I was driving back home across Pennsylvania Monday night when news of Harold Ramis’ death at 69 came over the radio.
I was surprised at how sad I felt. I knew his masterpiece, “Groundhog Day,” which he co-wrote and directed, and his sly comedic turns as Bill Murray’s sidekick in “Stripes” and “Ghostbusters,” movies that Ramis also wrote.
But I was surprised to hear the breadth of his work. Ramis is generally not in the conversation when we talk about America’s great comic filmmakers. One could start with Charlie Chaplin or Buster Keaton, and then go from the Marx Brothers through Mel Brooks and Woody Allen to Albert Brooks or Judd Apatow and never hear Ramis’ name.
Yet four movies that Ramis either co-wrote or directed (or both) over a 15-year stretch are ranked among the American Film Institute’s 100 Funniest American Films: “National Lampoon’s Animal House” (1978), “Caddyshack” (1980), “Ghostbusters” (1984) and “Groundhog Day” (1993).
Throw in Ramis’ writing credits for “Meatballs,” “Back to School” and “Analyze This,’ and his directing credit for “National Lampoon’s Vacation” and 13 other films. Some were duds, but breathes there anyone with soul so dead that he has never quoted a line from Ramis?
If there is, please don’t seat him next to me.
Ramis may be quoted more often without credit, or even knowledge of the author, than any jokester since whoever came up with that first one about changing a light bulb. Filmmaking is such a collaborative art, and Ramis worked with so many masters of improvisational comedy, that it may be impossible to know how much credit goes to Ramis or Murray or John Belushi or Chevy Chase. But what I love about a Ramis comedy is that they’re as American as apple pie — in the face.
When Ramis wrote about a country club, it was from the blue collar vista of the caddies. When he wrote about the U.S. Army, buck privates took over the call and response of close-order drill with “Do Wah Diddy Diddy” and crashed through the Iron Curtain in a heavily armed RV. He reached his zenith with an only-in-America holiday, and in so doing made “Groundhog Day” a term for experiencing the same thing over and over again, as Pittsburgh weatherman Phil Connors does in the film.
That simple conceit shouldn’t work as well as it does, yet it’s brilliant.
I confess that when that flick hit the big screen 21 years ago this month, I was alarmed at the pressure Ramis and Murray suddenly had put on their baby boom brethren. Murray got Andie MacDowell to fall in love with him by the end of the movie, of course, but not in the comfortable, slovenly way of previous Murray/Ramis collaborations.
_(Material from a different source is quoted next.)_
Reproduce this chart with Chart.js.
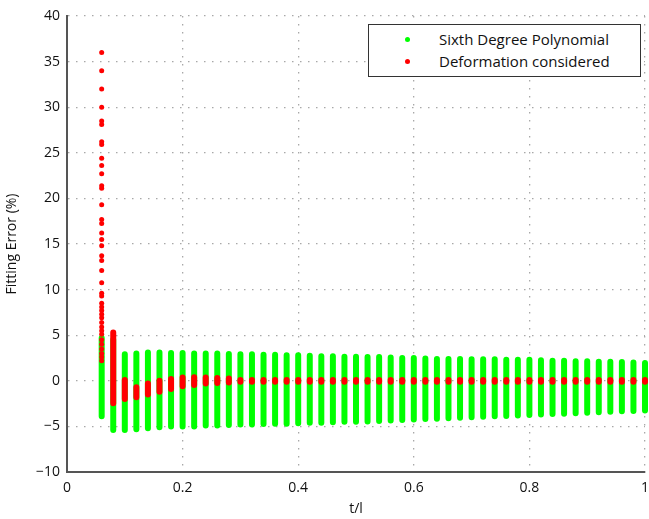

Never your classic leading man, Murray had previously given goofballs prestige. Uncombed heads prevailed. The scraggly guy in the bad jacket won. Sloths had sex appeal. Following Ramis’ scripts, Murray had won the hearts of Sigourney Weaver in “Ghostbusters” and of forgettable women in “Stripes” and “Meatballs” by wearing them down with shallow, suggestive banter until they gave up trying not to laugh.
By the end of “Groundhog Day,” though, Murray was a renaissance man. He was accomplished in music, well-read, a sculptor, a lifesaver. The film was telling us to stop whining about the dull sameness of our lives and do something. Take a class. Learn a skill. Improve yourself. Grow.
I hadn’t been that shaken up since “The Exorcist.”
Ramis told the Austin American-Statesman in 2005 that he’d like to be remembered most for “Groundhog Day.” “I think everyone harbors a craving for meaning in life,” he said, “and the movie, without being cloying or embarrassing, asserts the possibility of redemption through meaning.”
Ranking comedies may be a fool’s errand. When Howard Stern recently asked Jerry Seinfeld to rank himself on the all-time list of standup comics, Seinfeld refused, saying, “Comedy is more personal than food. … Somebody hits you funny, or they don’t.”
Ramis’ obituary in The New York Times quotes him indirectly saying he had made two — maybe four — films that might get him a footnote in film history. “He did not specify which ones,” the Times wrote.
“Groundhog Day” is surely one. Had that been Ramis’ only film, he’d be remembered. We can argue about the other three films on his all-time list and throw punchlines back and forth long into the night. I’d say we should all be so lucky to have such a legacy, but we already are.